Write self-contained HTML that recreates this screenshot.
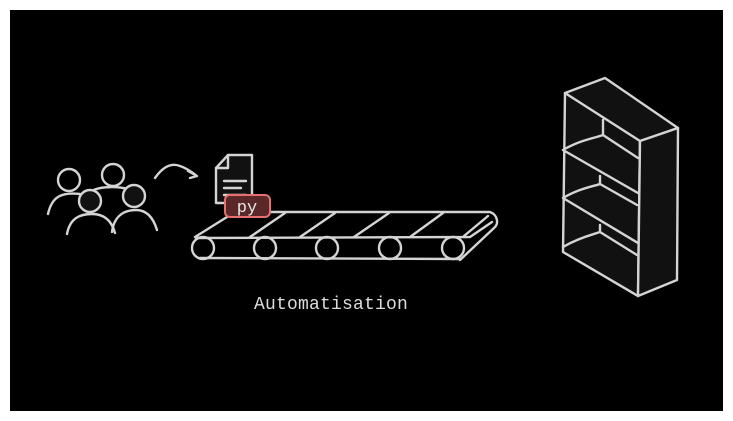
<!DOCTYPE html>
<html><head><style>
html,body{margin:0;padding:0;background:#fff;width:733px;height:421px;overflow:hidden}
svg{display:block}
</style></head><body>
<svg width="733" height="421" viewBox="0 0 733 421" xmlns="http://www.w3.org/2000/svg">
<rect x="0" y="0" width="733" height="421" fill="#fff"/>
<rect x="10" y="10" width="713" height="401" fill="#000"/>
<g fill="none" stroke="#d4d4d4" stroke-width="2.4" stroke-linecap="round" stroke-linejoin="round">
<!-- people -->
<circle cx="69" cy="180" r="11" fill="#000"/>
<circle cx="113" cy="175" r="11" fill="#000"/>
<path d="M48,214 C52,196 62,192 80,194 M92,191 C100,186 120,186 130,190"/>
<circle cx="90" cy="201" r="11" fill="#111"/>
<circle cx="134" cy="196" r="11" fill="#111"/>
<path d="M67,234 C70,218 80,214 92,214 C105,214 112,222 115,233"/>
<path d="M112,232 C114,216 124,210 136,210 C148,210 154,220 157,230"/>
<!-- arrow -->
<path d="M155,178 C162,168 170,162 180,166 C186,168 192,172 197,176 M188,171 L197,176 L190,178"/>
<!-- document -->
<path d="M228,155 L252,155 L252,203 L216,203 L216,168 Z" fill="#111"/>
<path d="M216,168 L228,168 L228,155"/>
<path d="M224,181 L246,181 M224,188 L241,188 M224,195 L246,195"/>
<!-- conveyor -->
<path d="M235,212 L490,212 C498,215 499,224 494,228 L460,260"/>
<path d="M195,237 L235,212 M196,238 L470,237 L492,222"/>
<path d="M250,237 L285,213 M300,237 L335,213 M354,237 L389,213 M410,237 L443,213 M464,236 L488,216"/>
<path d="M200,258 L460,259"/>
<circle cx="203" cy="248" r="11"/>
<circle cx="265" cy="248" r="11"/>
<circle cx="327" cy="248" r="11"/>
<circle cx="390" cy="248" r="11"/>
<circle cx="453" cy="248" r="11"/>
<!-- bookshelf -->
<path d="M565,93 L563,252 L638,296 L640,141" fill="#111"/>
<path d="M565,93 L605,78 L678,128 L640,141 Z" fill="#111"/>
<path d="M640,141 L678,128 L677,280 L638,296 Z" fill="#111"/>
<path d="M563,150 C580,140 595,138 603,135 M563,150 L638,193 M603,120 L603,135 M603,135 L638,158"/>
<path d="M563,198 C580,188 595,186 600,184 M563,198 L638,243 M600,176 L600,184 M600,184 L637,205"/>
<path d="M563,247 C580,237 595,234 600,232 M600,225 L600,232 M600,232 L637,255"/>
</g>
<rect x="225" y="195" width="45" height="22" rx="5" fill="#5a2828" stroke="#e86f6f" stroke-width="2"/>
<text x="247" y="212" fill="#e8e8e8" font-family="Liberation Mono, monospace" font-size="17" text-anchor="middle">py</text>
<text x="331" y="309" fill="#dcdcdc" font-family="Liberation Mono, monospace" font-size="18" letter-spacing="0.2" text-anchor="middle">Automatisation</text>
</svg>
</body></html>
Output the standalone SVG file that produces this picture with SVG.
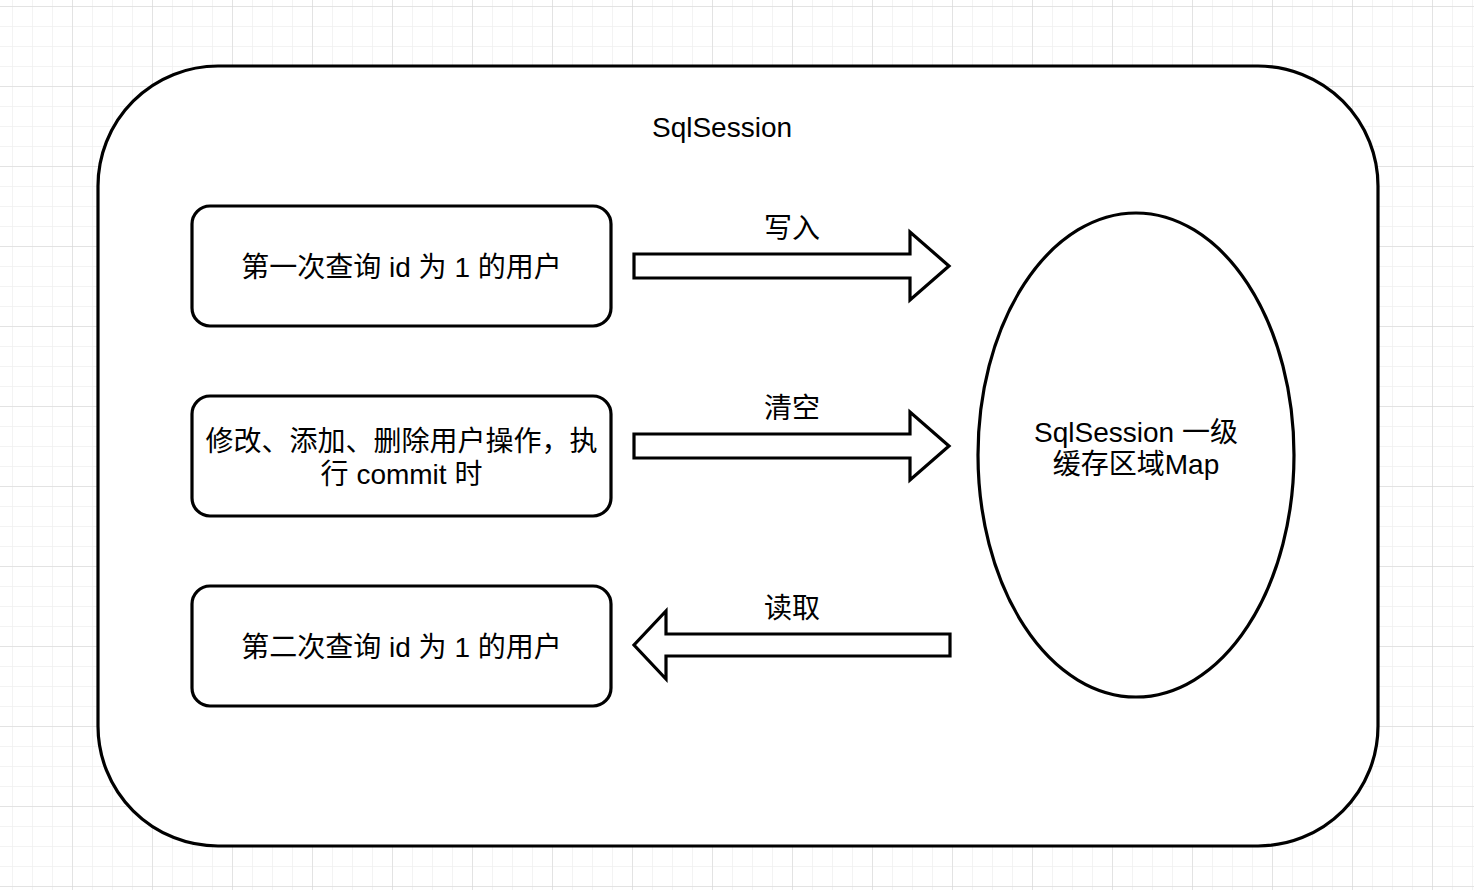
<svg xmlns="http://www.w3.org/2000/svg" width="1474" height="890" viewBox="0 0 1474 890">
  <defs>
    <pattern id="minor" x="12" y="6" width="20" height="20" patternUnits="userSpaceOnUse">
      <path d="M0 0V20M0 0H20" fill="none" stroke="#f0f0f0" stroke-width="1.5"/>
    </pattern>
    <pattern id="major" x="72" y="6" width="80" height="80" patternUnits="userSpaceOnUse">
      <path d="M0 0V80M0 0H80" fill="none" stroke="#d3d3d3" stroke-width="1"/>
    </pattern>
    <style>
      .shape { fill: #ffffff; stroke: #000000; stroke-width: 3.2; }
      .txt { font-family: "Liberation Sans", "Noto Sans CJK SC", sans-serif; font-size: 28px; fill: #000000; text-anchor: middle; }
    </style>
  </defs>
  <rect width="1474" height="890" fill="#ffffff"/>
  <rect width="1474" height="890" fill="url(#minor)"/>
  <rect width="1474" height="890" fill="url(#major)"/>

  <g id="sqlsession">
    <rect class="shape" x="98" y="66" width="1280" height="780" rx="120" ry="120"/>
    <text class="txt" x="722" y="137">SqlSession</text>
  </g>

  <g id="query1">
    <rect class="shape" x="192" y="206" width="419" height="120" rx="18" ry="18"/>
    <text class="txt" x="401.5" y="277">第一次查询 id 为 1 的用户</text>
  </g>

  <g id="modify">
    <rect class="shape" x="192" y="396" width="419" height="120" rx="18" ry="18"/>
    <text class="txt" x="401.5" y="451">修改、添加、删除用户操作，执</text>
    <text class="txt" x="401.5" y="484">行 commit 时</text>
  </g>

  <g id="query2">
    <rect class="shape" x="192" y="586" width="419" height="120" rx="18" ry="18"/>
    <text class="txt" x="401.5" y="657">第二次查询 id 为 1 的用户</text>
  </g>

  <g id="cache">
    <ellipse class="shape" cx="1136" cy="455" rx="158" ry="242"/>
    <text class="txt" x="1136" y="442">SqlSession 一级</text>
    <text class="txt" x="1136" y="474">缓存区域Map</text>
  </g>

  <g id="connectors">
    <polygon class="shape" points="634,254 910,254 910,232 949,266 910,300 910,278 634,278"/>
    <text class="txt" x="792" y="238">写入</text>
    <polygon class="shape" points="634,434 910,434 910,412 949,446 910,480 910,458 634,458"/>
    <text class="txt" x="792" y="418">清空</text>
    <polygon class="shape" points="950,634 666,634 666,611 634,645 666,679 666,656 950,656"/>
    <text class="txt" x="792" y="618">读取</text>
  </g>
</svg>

==========

YOUR GOAL — Print all of the entries word for word. Skip any images they contain.

COMPLETE ANSWER —
Write self-contained HTML that recreates this screenshot.
<!DOCTYPE html>
<html><head><style>
html,body{margin:0;padding:0;background:#fff;width:733px;height:421px;overflow:hidden}
svg{display:block}
</style></head><body>
<svg width="733" height="421" viewBox="0 0 733 421" xmlns="http://www.w3.org/2000/svg">
<rect x="0" y="0" width="733" height="421" fill="#fff"/>
<rect x="10" y="10" width="713" height="401" fill="#000"/>
<g fill="none" stroke="#d4d4d4" stroke-width="2.4" stroke-linecap="round" stroke-linejoin="round">
<!-- people -->
<circle cx="69" cy="180" r="11" fill="#000"/>
<circle cx="113" cy="175" r="11" fill="#000"/>
<path d="M48,214 C52,196 62,192 80,194 M92,191 C100,186 120,186 130,190"/>
<circle cx="90" cy="201" r="11" fill="#111"/>
<circle cx="134" cy="196" r="11" fill="#111"/>
<path d="M67,234 C70,218 80,214 92,214 C105,214 112,222 115,233"/>
<path d="M112,232 C114,216 124,210 136,210 C148,210 154,220 157,230"/>
<!-- arrow -->
<path d="M155,178 C162,168 170,162 180,166 C186,168 192,172 197,176 M188,171 L197,176 L190,178"/>
<!-- document -->
<path d="M228,155 L252,155 L252,203 L216,203 L216,168 Z" fill="#111"/>
<path d="M216,168 L228,168 L228,155"/>
<path d="M224,181 L246,181 M224,188 L241,188 M224,195 L246,195"/>
<!-- conveyor -->
<path d="M235,212 L490,212 C498,215 499,224 494,228 L460,260"/>
<path d="M195,237 L235,212 M196,238 L470,237 L492,222"/>
<path d="M250,237 L285,213 M300,237 L335,213 M354,237 L389,213 M410,237 L443,213 M464,236 L488,216"/>
<path d="M200,258 L460,259"/>
<circle cx="203" cy="248" r="11"/>
<circle cx="265" cy="248" r="11"/>
<circle cx="327" cy="248" r="11"/>
<circle cx="390" cy="248" r="11"/>
<circle cx="453" cy="248" r="11"/>
<!-- bookshelf -->
<path d="M565,93 L563,252 L638,296 L640,141" fill="#111"/>
<path d="M565,93 L605,78 L678,128 L640,141 Z" fill="#111"/>
<path d="M640,141 L678,128 L677,280 L638,296 Z" fill="#111"/>
<path d="M563,150 C580,140 595,138 603,135 M563,150 L638,193 M603,120 L603,135 M603,135 L638,158"/>
<path d="M563,198 C580,188 595,186 600,184 M563,198 L638,243 M600,176 L600,184 M600,184 L637,205"/>
<path d="M563,247 C580,237 595,234 600,232 M600,225 L600,232 M600,232 L637,255"/>
</g>
<rect x="225" y="195" width="45" height="22" rx="5" fill="#5a2828" stroke="#e86f6f" stroke-width="2"/>
<text x="247" y="212" fill="#e8e8e8" font-family="Liberation Mono, monospace" font-size="17" text-anchor="middle">py</text>
<text x="331" y="309" fill="#dcdcdc" font-family="Liberation Mono, monospace" font-size="18" letter-spacing="0.2" text-anchor="middle">Automatisation</text>
</svg>
</body></html>
Output the standalone SVG file that produces this picture with SVG.
<svg xmlns="http://www.w3.org/2000/svg" width="1474" height="890" viewBox="0 0 1474 890">
  <defs>
    <pattern id="minor" x="12" y="6" width="20" height="20" patternUnits="userSpaceOnUse">
      <path d="M0 0V20M0 0H20" fill="none" stroke="#f0f0f0" stroke-width="1.5"/>
    </pattern>
    <pattern id="major" x="72" y="6" width="80" height="80" patternUnits="userSpaceOnUse">
      <path d="M0 0V80M0 0H80" fill="none" stroke="#d3d3d3" stroke-width="1"/>
    </pattern>
    <style>
      .shape { fill: #ffffff; stroke: #000000; stroke-width: 3.2; }
      .txt { font-family: "Liberation Sans", "Noto Sans CJK SC", sans-serif; font-size: 28px; fill: #000000; text-anchor: middle; }
    </style>
  </defs>
  <rect width="1474" height="890" fill="#ffffff"/>
  <rect width="1474" height="890" fill="url(#minor)"/>
  <rect width="1474" height="890" fill="url(#major)"/>

  <g id="sqlsession">
    <rect class="shape" x="98" y="66" width="1280" height="780" rx="120" ry="120"/>
    <text class="txt" x="722" y="137">SqlSession</text>
  </g>

  <g id="query1">
    <rect class="shape" x="192" y="206" width="419" height="120" rx="18" ry="18"/>
    <text class="txt" x="401.5" y="277">第一次查询 id 为 1 的用户</text>
  </g>

  <g id="modify">
    <rect class="shape" x="192" y="396" width="419" height="120" rx="18" ry="18"/>
    <text class="txt" x="401.5" y="451">修改、添加、删除用户操作，执</text>
    <text class="txt" x="401.5" y="484">行 commit 时</text>
  </g>

  <g id="query2">
    <rect class="shape" x="192" y="586" width="419" height="120" rx="18" ry="18"/>
    <text class="txt" x="401.5" y="657">第二次查询 id 为 1 的用户</text>
  </g>

  <g id="cache">
    <ellipse class="shape" cx="1136" cy="455" rx="158" ry="242"/>
    <text class="txt" x="1136" y="442">SqlSession 一级</text>
    <text class="txt" x="1136" y="474">缓存区域Map</text>
  </g>

  <g id="connectors">
    <polygon class="shape" points="634,254 910,254 910,232 949,266 910,300 910,278 634,278"/>
    <text class="txt" x="792" y="238">写入</text>
    <polygon class="shape" points="634,434 910,434 910,412 949,446 910,480 910,458 634,458"/>
    <text class="txt" x="792" y="418">清空</text>
    <polygon class="shape" points="950,634 666,634 666,611 634,645 666,679 666,656 950,656"/>
    <text class="txt" x="792" y="618">读取</text>
  </g>
</svg>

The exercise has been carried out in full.